Cuts to legal aid have resulted in the closure of several child contact centres, a charity claims.
‘Child contact centres’ provide children with a venue to see their non-resident parents following a divorce or separation. According to the charity National Association of Child Contact Centres (NACCC), ten per cent of such centres have been closed due to a lack of referrals.
There was a significant drop in the number of children who used one of these centres since the legal aid cuts were introduced. In 2013, centres were used by 15,000 children. Last year, that number fell to 9,000.
The NACCC claims that a significant number of their referrals come from solicitors, and as the number of parents who become litigants in person is increasing, there are fewer who know about these centres.
Elizabeth Coe is the chief executive of NACCC. She said that usually, a parent’s “first port of call would be a solicitor, but that is not happening now”. The closure of more contact centres may disproportionately affect fathers, she added, as they make up the majority of non-resident parents.
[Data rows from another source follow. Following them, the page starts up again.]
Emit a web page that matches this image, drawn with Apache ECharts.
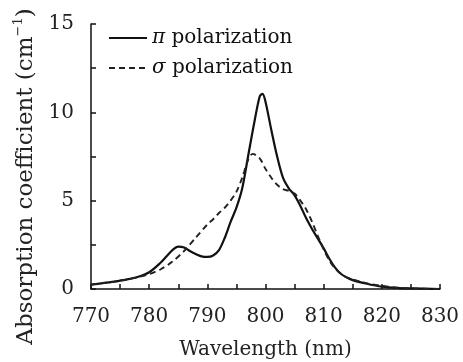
<!DOCTYPE html>
<html><head><meta charset="utf-8">
<script src="https://cdn.jsdelivr.net/npm/echarts@6/dist/echarts.min.js"></script>
<style>html,body{margin:0;padding:0;background:#fff;}#c{width:463px;height:362px;}</style>
</head><body><div id="c"></div>
<script>
// wavelength (nm) and absorption coefficient (cm^-1)
const piWavelength = [770,772,774,776,778,780,782,783,784,785,786,787,788,789,790,791,792,793,794,795,796,797,798,799,799.5,800,801,802,803,804,805,806,807,808,809,810,811,812,813,814,815,817,820,823,825,830];
const piValues     = [0.25,0.33,0.42,0.53,0.68,0.95,1.5,1.85,2.2,2.4,2.35,2.15,1.98,1.85,1.82,1.9,2.2,2.9,3.8,4.6,5.7,7.5,9.3,10.9,11.05,10.6,9.0,7.5,6.3,5.7,5.3,4.7,4.0,3.4,2.85,2.3,1.7,1.2,0.85,0.65,0.5,0.33,0.13,0.05,0.03,0.0];
const sigmaWavelength = [770,772,774,776,778,780,782,784,786,788,790,791,792,793,794,795,796,797,797.8,799,800,801,802,803,804,805,806,807,808,809,810,811,812,813,814,816,818,820,823,825,830];
const sigmaValues     = [0.25,0.33,0.42,0.53,0.66,0.84,1.12,1.55,2.15,2.9,3.65,3.95,4.3,4.6,5.0,5.5,6.3,7.3,7.65,7.4,6.8,6.3,5.9,5.65,5.55,5.4,5.0,4.5,3.8,3.0,2.25,1.6,1.15,0.85,0.65,0.45,0.28,0.18,0.07,0.03,0.0];
const seriesNames = ['π polarization', 'σ polarization'];
const xTicks = {min: 770, max: 830, step: 5, labelStep: 10};
const yTicks = {min: 0, max: 15, step: 2.5, labelStep: 5};

const FONT = 'DejaVu Serif';
const zip = (a, b) => a.map((x, i) => [x, b[i]]);
const chart = echarts.init(document.getElementById('c'), null, {renderer: 'canvas'});
chart.setOption({
  animation: false,
  backgroundColor: '#fff',
  grid: {left: 91, right: 23, top: 24, bottom: 73, containLabel: false, outerBoundsMode: 'none'},
  legend: {
    orient: 'vertical', left: 103, top: 23, itemWidth: 38, itemHeight: 14, itemGap: 10,
    data: seriesNames,
    itemStyle: {opacity: 0, borderWidth: 0},
    formatter: n => '{g|' + n.charAt(0) + '} ' + n.slice(2),
    textStyle: {fontFamily: FONT, fontSize: 20, color: '#111',
      rich: {g: {fontFamily: FONT, fontStyle: 'italic', fontSize: 20, color: '#111'}}}
  },
  xAxis: {
    type: 'value', min: xTicks.min, max: xTicks.max, interval: xTicks.step,
    name: 'Wavelength (nm)', nameLocation: 'middle', nameGap: 51,
    nameTextStyle: {fontFamily: FONT, fontSize: 20, color: '#222'},
    axisLine: {lineStyle: {color: '#111', width: 1.5}},
    axisTick: {inside: true, length: 5, lineStyle: {color: '#111', width: 1.5}},
    splitLine: {show: false},
    axisLabel: {fontFamily: FONT, fontSize: 20, color: '#222', margin: 18,
      formatter: v => (v % xTicks.labelStep === 0 ? String(v) : '')}
  },
  yAxis: {
    type: 'value', min: yTicks.min, max: yTicks.max, interval: yTicks.step,
    name: '{t|Absorption coefficient (cm}{s|−1}{t|)}', nameLocation: 'middle', nameGap: 45,
    nameTextStyle: {fontFamily: FONT, fontSize: 23, color: '#222', padding: [0, 40, 0, 0],
      rich: {t: {fontFamily: FONT, fontSize: 23, color: '#222', lineHeight: 28},
             s: {fontFamily: FONT, fontSize: 13, color: '#222', verticalAlign: 'top', lineHeight: 28}}},
    axisLine: {show: true, lineStyle: {color: '#111', width: 1.5}},
    axisTick: {show: true, inside: true, length: 5, lineStyle: {color: '#111', width: 1.5}},
    splitLine: {show: false},
    axisLabel: {fontFamily: FONT, fontSize: 20, color: '#222', margin: 17,
      formatter: v => (v % yTicks.labelStep === 0 ? String(v) : '')}
  },
  series: [
    {name: seriesNames[0], type: 'line', data: zip(piWavelength, piValues), smooth: 0.3,
     showSymbol: false, symbol: 'none', lineStyle: {color: '#111', width: 2.2, type: 'solid'}, itemStyle: {color: '#111'}},
    {name: seriesNames[1], type: 'line', data: zip(sigmaWavelength, sigmaValues), smooth: 0.3,
     showSymbol: false, symbol: 'none', lineStyle: {color: '#222', width: 1.9, type: [6, 4]}, itemStyle: {color: '#222'}}
  ]
});
</script></body></html>
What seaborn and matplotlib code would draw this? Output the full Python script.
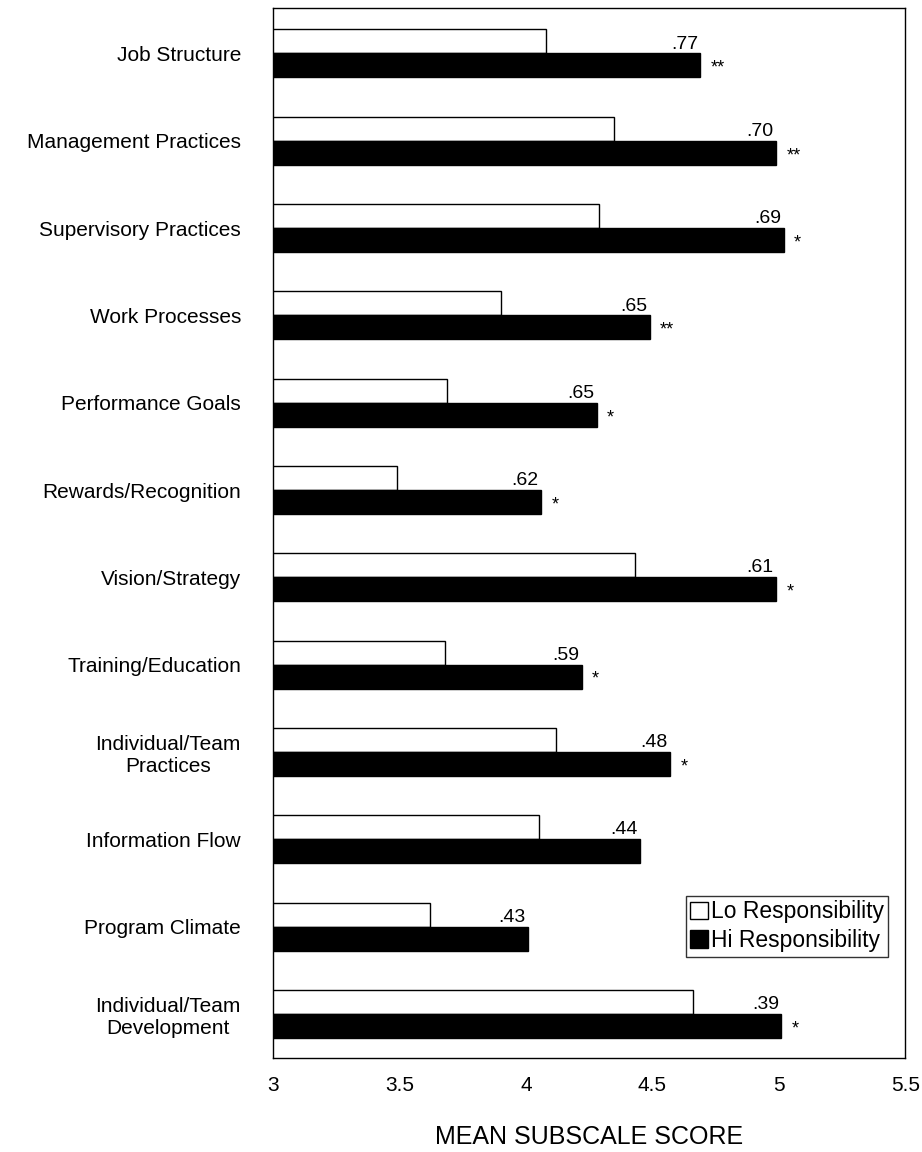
import pandas as pd
import matplotlib
matplotlib.use("Agg")
import matplotlib.pyplot as plt
import seaborn as sns

# data
categories = ["Job Structure", "Management Practices", "Supervisory Practices",
              "Work Processes", "Performance Goals", "Rewards/Recognition",
              "Vision/Strategy", "Training/Education", "Individual/Team\nPractices",
              "Information Flow", "Program Climate", "Individual/Team\nDevelopment"]
lo_scores = [4.08, 4.35, 4.29, 3.90, 3.69, 3.49, 4.43, 3.68, 4.12, 4.05, 3.62, 4.66]
hi_scores = [4.69, 4.99, 5.02, 4.49, 4.28, 4.06, 4.99, 4.22, 4.57, 4.45, 4.01, 5.01]
corr_labels = [".77", ".70", ".69", ".65", ".65", ".62", ".61", ".59", ".48", ".44", ".43", ".39"]
stars = ["**", "**", "*", "**", "*", "*", "*", "*", "*", "", "", "*"]

df = pd.DataFrame({
    "category": categories * 2,
    "score": lo_scores + hi_scores,
    "group": ["Lo Responsibility"] * len(categories) + ["Hi Responsibility"] * len(categories),
})

sns.set_style("white")
plt.rcParams["font.family"] = ["Liberation Sans", "DejaVu Sans"]
plt.rcParams["text.color"] = "black"
plt.rcParams["axes.labelcolor"] = "black"
plt.rcParams["xtick.color"] = "black"
plt.rcParams["ytick.color"] = "black"

fig = plt.figure(figsize=(9.22, 11.52), dpi=100)
ax = fig.add_axes([0.296, 0.082, 0.686, 0.911])

sns.barplot(data=df, x="score", y="category", hue="group", orient="h",
            palette={"Lo Responsibility": "white", "Hi Responsibility": "black"},
            edgecolor="black", linewidth=1, width=0.55, ax=ax)

ax.set_xlim(3, 5.5)
ax.set_ylim(11.5, -0.52)
ax.set_xticks([3, 3.5, 4, 4.5, 5, 5.5])
ax.set_xticklabels(["3", "3.5", "4", "4.5", "5", "5.5"], fontsize=15)
ax.set_xlabel("MEAN SUBSCALE SCORE", fontsize=18, labelpad=22)
ax.set_ylabel("")
ax.tick_params(axis="x", length=0, pad=13)
ax.tick_params(axis="y", length=0, pad=23)
for lab in ax.get_yticklabels():
    lab.set_fontsize(15)
    lab.set_multialignment("center")

for sp in ax.spines.values():
    sp.set_color("black")
    sp.set_linewidth(1)
    sp.set_visible(True)

# correlation labels and significance stars
for i, (hv, c, s) in enumerate(zip(hi_scores, corr_labels, stars)):
    ax.text(hv - 0.01, i - 0.01, c, ha="right", va="bottom", fontsize=14)
    if s:
        ax.text(hv + 0.04, i + 0.17, s, ha="left", va="center", fontsize=13)

leg = ax.legend(loc="lower right", bbox_to_anchor=(0.973, 0.096), fontsize=16.5,
                frameon=True, fancybox=False, edgecolor="black",
                handlelength=0.8, handleheight=0.8, handletextpad=0.1,
                borderpad=0.2, labelspacing=0.25, borderaxespad=0)
leg.get_frame().set_linewidth(1)

fig.savefig("out.png", dpi=100)
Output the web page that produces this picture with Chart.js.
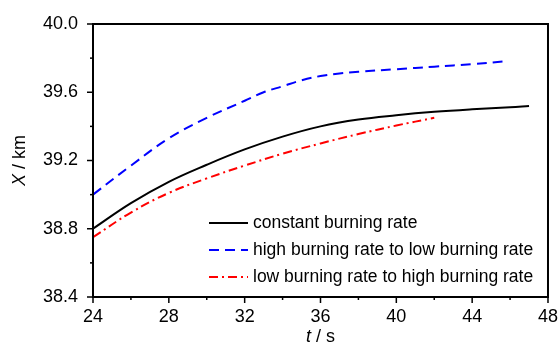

The legal aid cuts “may prove a false economy” unless more people are made aware of the centres and the services they provide, Coe said.
To combat this problem, NACCC announced the launch of a new campaign which seeks to raise people’s awareness of child contact centres. One of the central messages of the campaign is that parents do not have to be going through the court system in order to access the centres, nor do they need to have a solicitor.